Branding Strategy

We encounter the term “brand strategy” in just about every brand discussion, but what does “brand strategy” actually mean? How does it fit into that dynamic matrix that includes a company, its products, its brands and its customers? And what makes a brand strategy “strategic”?

Brand strategy defined

A company’s brand strategy describes how the brand intends to create customers and advance them beyond the reach of competitors. Specifically, it sets forth the creative, social and moral steps that the brand will take to create the customers that will drive the business forward. A brand strategy will position customers as a key part of the company’s competitive edge—and keep moving that edge. The customer wins through progressively added value, and the company wins through customers who won’t settle for second best.

In brand strategy we don’t focus on “positioning the brand.” We focus on positioning the customer to win. In other words, the brand wins through the customer.

“Creating customers” is a strategic act in itself. It is one reason why the “creating customers” approach to brands is so powerful. It is inherently strategic. It aligns company and customers in a shared context from the get-go. A brand strategy should transform the narrow context of “buyer-seller” into the mutually-rewarding context of “team.” That in itself is a key competitive advantage because it frames the brand in a customer context.

What a brand strategy must include

To be effective, a brand strategy must include these qualities:

  1. It is value-based. It aims to deliver new forms of value that advance customers beyond the status quo, and beyond the reach of competitors.
  2. It innovates. It aims to deliver a new customer context, a new vision of what customers can be and do, exclusively through the brand.
  3. It is structured as a platform. Its goal is to make the brand a platform of new customer opportunities, a springboard for personal customer growth.
  4. It collaborates with customers. Brand strategy is a joint effort to free customers from current markets, illusions or fears that hold customers back. We structure collaboration through brand engagement.
  5. It’s an act of culture creation. A brand strategy aims to create a new culture of growth, initiative and discovery of living. This is a new level that should open up profitable new markets for the company. Compare a life with CD’s to life with an iPod. That’s a brand difference.

A brand strategy takes its direction from the brand mission. It includes the capability of brand vision, which is the ability to see your future through your customers’ eyes.

Many brands don’t have strategies

While there are a great many brands in the world, not all brands have brand strategies. Instead, they have sales strategies wrapped in marketing schemes. Such brands are constructed as calculated identities to be flogged by media campaigns, in which the “brand” operates as a stylized sales stimulant. Such brands are synthetic creatures of marketing and sales–and nothing more. They’re part of a persuasion package whose mission typically ends at the cash register. Are they creating strategic customers for the future? No.

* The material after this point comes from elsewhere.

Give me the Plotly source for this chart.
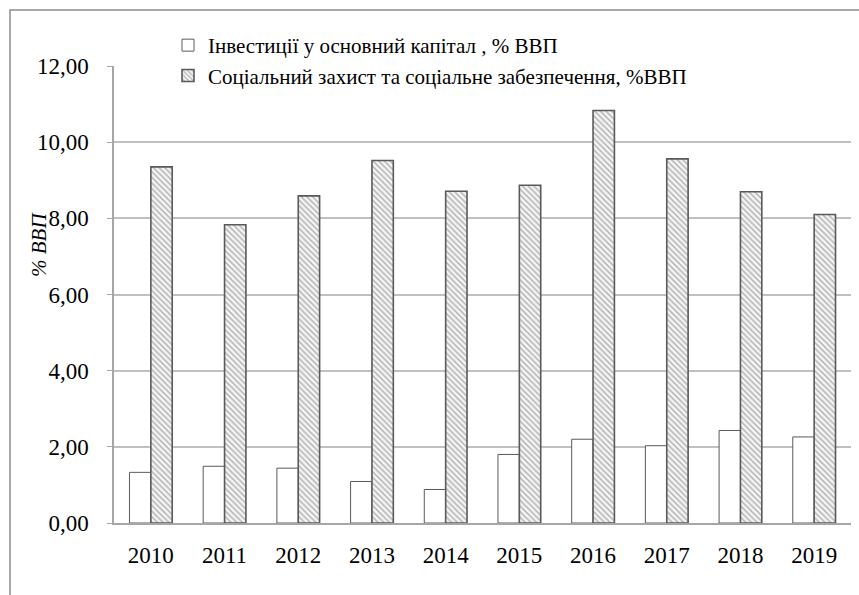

Brand applications gain strategic advantage

Brands developed as customer-facing applications—where the brand is a method to create value—gain strategic advantage from the get-go. They build on brand synergy, the joint powers of company and customer structured and deployed to defeat competitors.

Dead-end brand strategies

We often see dead-end brand strategies, too. A dead-end brand strategy is one that tries to capture, contain and control customers, as if customers were sheep. It’s the brand as silo, or corral. This strategy does not tap into the talents, initiative and creativity of customers. It does not create customers as proactive brand partners. It doesn’t value the dynamic power of co-creation. Ultimately, it traps the brand in the same corral, with no way out. Companies that employ dead-end brand strategies pave the way for their own disruption.

Dead-end brand strategies often result in brands of illusion that go medieval on their customers. They follow a brand agenda to keep customers weak, because they lack a strategy for dealing with proactive cultures—often including those of their own employees.

A brand strategy heuristic

A brand that shouts “Buy me!” is not strategic. A brand that says “Join me!” is.